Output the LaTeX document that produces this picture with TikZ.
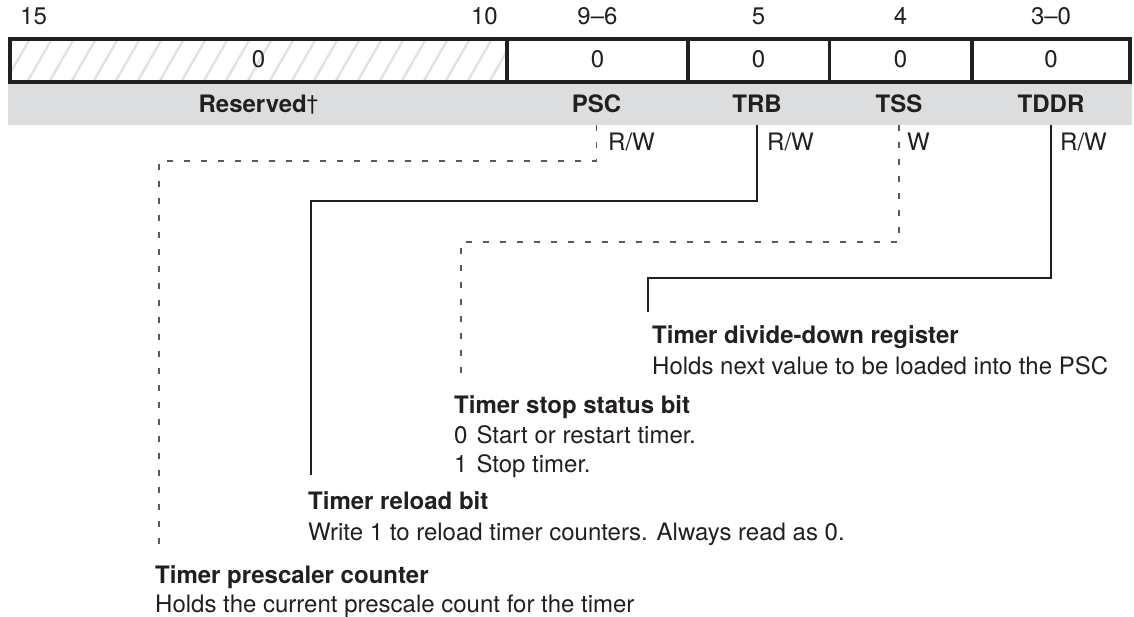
\documentclass[tikz,border=0pt]{standalone}
\usepackage{fontspec}
\setmainfont{TeX Gyre Heros}
\definecolor{ink}{RGB}{35,31,32}
\definecolor{band}{RGB}{220,221,223}
\definecolor{hatch}{RGB}{226,226,226}
\definecolor{dashgray}{RGB}{90,90,90}
\begin{document}
\begin{tikzpicture}[x=1pt,y=-1pt,
  txt/.style={font=\fontsize{24}{29}\selectfont, text=ink, inner sep=0pt},
  bitnum/.style={txt, anchor=base},
  cellval/.style={txt, anchor=base},
  fieldname/.style={txt, font=\fontsize{24}{29}\selectfont\bfseries, minimum height=41pt, text height=17pt, text depth=0pt, anchor=center},
  access/.style={txt, anchor=base west},
  head/.style={txt, font=\fontsize{24}{29}\selectfont\bfseries, anchor=base west},
  body/.style={txt, anchor=base west},
  solidc/.style={draw=ink, line width=1.1pt},
  dashc/.style={draw=dashgray, line width=1.1pt, dash pattern=on 6pt off 11pt},
  regline/.style={draw=ink, line width=3.3pt}
]
\useasboundingbox (0,0) rectangle (1134,617);
% hatch
\begin{scope}
  \clip (10,39) rectangle (507,82);
  \foreach \x in {-40,-18,...,520} {
    \draw[hatch, line width=2.4pt] (\x,84) -- (\x+27,37);
  }
\end{scope}
% gray band
\fill[band] (8.3,84) rectangle (1131.7,125);
% register outline and dividers
\draw[regline] (10,39) rectangle (1130,82);
\foreach \d in {507,688,829.5,972} { \draw[regline] (\d,39) -- (\d,82); }
% bit numbers
\node[bitnum, anchor=base west] (b15) at (20,25) {15};
\node[bitnum, anchor=base east] (b10) at (498,25) {10};
\node[bitnum] (b96) at (597.5,25) {9--6};
\node[bitnum] (b5) at (758.5,25) {5};
\node[bitnum] (b4) at (900.5,25) {4};
\node[bitnum] (b30) at (1051,25) {3--0};
% values
\node[cellval] (v1) at (258.5,68) {0};
\node[cellval] (v2) at (597.5,68) {0};
\node[cellval] (v3) at (758.5,68) {0};
\node[cellval] (v4) at (900.5,68) {0};
\node[cellval] (v5) at (1051,68) {0};
% field names
\node[fieldname] (res) at (258.5,104.5) {Reserved{\mdseries\fontsize{21}{24}\selectfont\raisebox{2pt}{\dag}}};
\node[fieldname] (psc) at (596.5,104.5) {PSC};
\node[fieldname] (trb) at (757,104.5) {TRB};
\node[fieldname] (tss) at (899,104.5) {TSS};
\node[fieldname] (tddr) at (1051,104.5) {TDDR};
% access
\node[access] (apsc) at (608,151) {R/W};
\node[access] (atrb) at (767,151) {R/W};
\node[access] (atss) at (907,151) {W};
\node[access] (atddr) at (1060,151) {R/W};
% descriptions
\node[head] (hddr) at (652,343) {Timer divide-down register};
\node[body] (bddr) at (652,374) {Holds next value to be loaded into the PSC};
\node[head] (hss) at (454,413) {Timer stop status bit};
\node[body] (bss0) at (454,443) {0\hspace{9pt}Start or restart timer.};
\node[body] (bss1) at (454,472) {1\hspace{9pt}Stop timer.};
\node[head] (hrb) at (308,509) {Timer reload bit};
\node[body] (brb) at (308,540) {Write 1 to reload timer counters. Always read as 0.};
\node[head] (hpc) at (155,583) {Timer prescaler counter};
\node[body] (bpc) at (155,612) {Holds the current prescale count for the timer};
% connector bends and ends
\coordinate (pscTurn) at (159,161);
\coordinate (pscEnd) at (159,552);
\coordinate (trbTurn) at (311,201);
\coordinate (trbEnd) at (311,475);
\coordinate (tssTurn) at (461,242);
\coordinate (tssEnd) at (461,378);
\coordinate (tddrTurn) at (648,278);
\coordinate (tddrEnd) at (648,312);
% connectors
\draw[dashc] (psc.south) |- (pscTurn) -- (pscEnd);
\draw[solidc] (trb.south) |- (trbTurn) -- (trbEnd);
\draw[dashc] (tss.south) |- (tssTurn) -- (tssEnd);
\draw[solidc] (tddr.south) |- (tddrTurn) -- (tddrEnd);
\end{tikzpicture}
\end{document}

........

Your task is an exact transcription of all the data, minus the pictures.

Finished task
Output the LaTeX document that produces this picture with TikZ.
\documentclass[tikz,border=0pt]{standalone}
\usepackage{fontspec}
\setmainfont{TeX Gyre Heros}
\definecolor{ink}{RGB}{35,31,32}
\definecolor{band}{RGB}{220,221,223}
\definecolor{hatch}{RGB}{226,226,226}
\definecolor{dashgray}{RGB}{90,90,90}
\begin{document}
\begin{tikzpicture}[x=1pt,y=-1pt,
  txt/.style={font=\fontsize{24}{29}\selectfont, text=ink, inner sep=0pt},
  bitnum/.style={txt, anchor=base},
  cellval/.style={txt, anchor=base},
  fieldname/.style={txt, font=\fontsize{24}{29}\selectfont\bfseries, minimum height=41pt, text height=17pt, text depth=0pt, anchor=center},
  access/.style={txt, anchor=base west},
  head/.style={txt, font=\fontsize{24}{29}\selectfont\bfseries, anchor=base west},
  body/.style={txt, anchor=base west},
  solidc/.style={draw=ink, line width=1.1pt},
  dashc/.style={draw=dashgray, line width=1.1pt, dash pattern=on 6pt off 11pt},
  regline/.style={draw=ink, line width=3.3pt}
]
\useasboundingbox (0,0) rectangle (1134,617);
% hatch
\begin{scope}
  \clip (10,39) rectangle (507,82);
  \foreach \x in {-40,-18,...,520} {
    \draw[hatch, line width=2.4pt] (\x,84) -- (\x+27,37);
  }
\end{scope}
% gray band
\fill[band] (8.3,84) rectangle (1131.7,125);
% register outline and dividers
\draw[regline] (10,39) rectangle (1130,82);
\foreach \d in {507,688,829.5,972} { \draw[regline] (\d,39) -- (\d,82); }
% bit numbers
\node[bitnum, anchor=base west] (b15) at (20,25) {15};
\node[bitnum, anchor=base east] (b10) at (498,25) {10};
\node[bitnum] (b96) at (597.5,25) {9--6};
\node[bitnum] (b5) at (758.5,25) {5};
\node[bitnum] (b4) at (900.5,25) {4};
\node[bitnum] (b30) at (1051,25) {3--0};
% values
\node[cellval] (v1) at (258.5,68) {0};
\node[cellval] (v2) at (597.5,68) {0};
\node[cellval] (v3) at (758.5,68) {0};
\node[cellval] (v4) at (900.5,68) {0};
\node[cellval] (v5) at (1051,68) {0};
% field names
\node[fieldname] (res) at (258.5,104.5) {Reserved{\mdseries\fontsize{21}{24}\selectfont\raisebox{2pt}{\dag}}};
\node[fieldname] (psc) at (596.5,104.5) {PSC};
\node[fieldname] (trb) at (757,104.5) {TRB};
\node[fieldname] (tss) at (899,104.5) {TSS};
\node[fieldname] (tddr) at (1051,104.5) {TDDR};
% access
\node[access] (apsc) at (608,151) {R/W};
\node[access] (atrb) at (767,151) {R/W};
\node[access] (atss) at (907,151) {W};
\node[access] (atddr) at (1060,151) {R/W};
% descriptions
\node[head] (hddr) at (652,343) {Timer divide-down register};
\node[body] (bddr) at (652,374) {Holds next value to be loaded into the PSC};
\node[head] (hss) at (454,413) {Timer stop status bit};
\node[body] (bss0) at (454,443) {0\hspace{9pt}Start or restart timer.};
\node[body] (bss1) at (454,472) {1\hspace{9pt}Stop timer.};
\node[head] (hrb) at (308,509) {Timer reload bit};
\node[body] (brb) at (308,540) {Write 1 to reload timer counters. Always read as 0.};
\node[head] (hpc) at (155,583) {Timer prescaler counter};
\node[body] (bpc) at (155,612) {Holds the current prescale count for the timer};
% connector bends and ends
\coordinate (pscTurn) at (159,161);
\coordinate (pscEnd) at (159,552);
\coordinate (trbTurn) at (311,201);
\coordinate (trbEnd) at (311,475);
\coordinate (tssTurn) at (461,242);
\coordinate (tssEnd) at (461,378);
\coordinate (tddrTurn) at (648,278);
\coordinate (tddrEnd) at (648,312);
% connectors
\draw[dashc] (psc.south) |- (pscTurn) -- (pscEnd);
\draw[solidc] (trb.south) |- (trbTurn) -- (trbEnd);
\draw[dashc] (tss.south) |- (tssTurn) -- (tssEnd);
\draw[solidc] (tddr.south) |- (tddrTurn) -- (tddrEnd);
\end{tikzpicture}
\end{document}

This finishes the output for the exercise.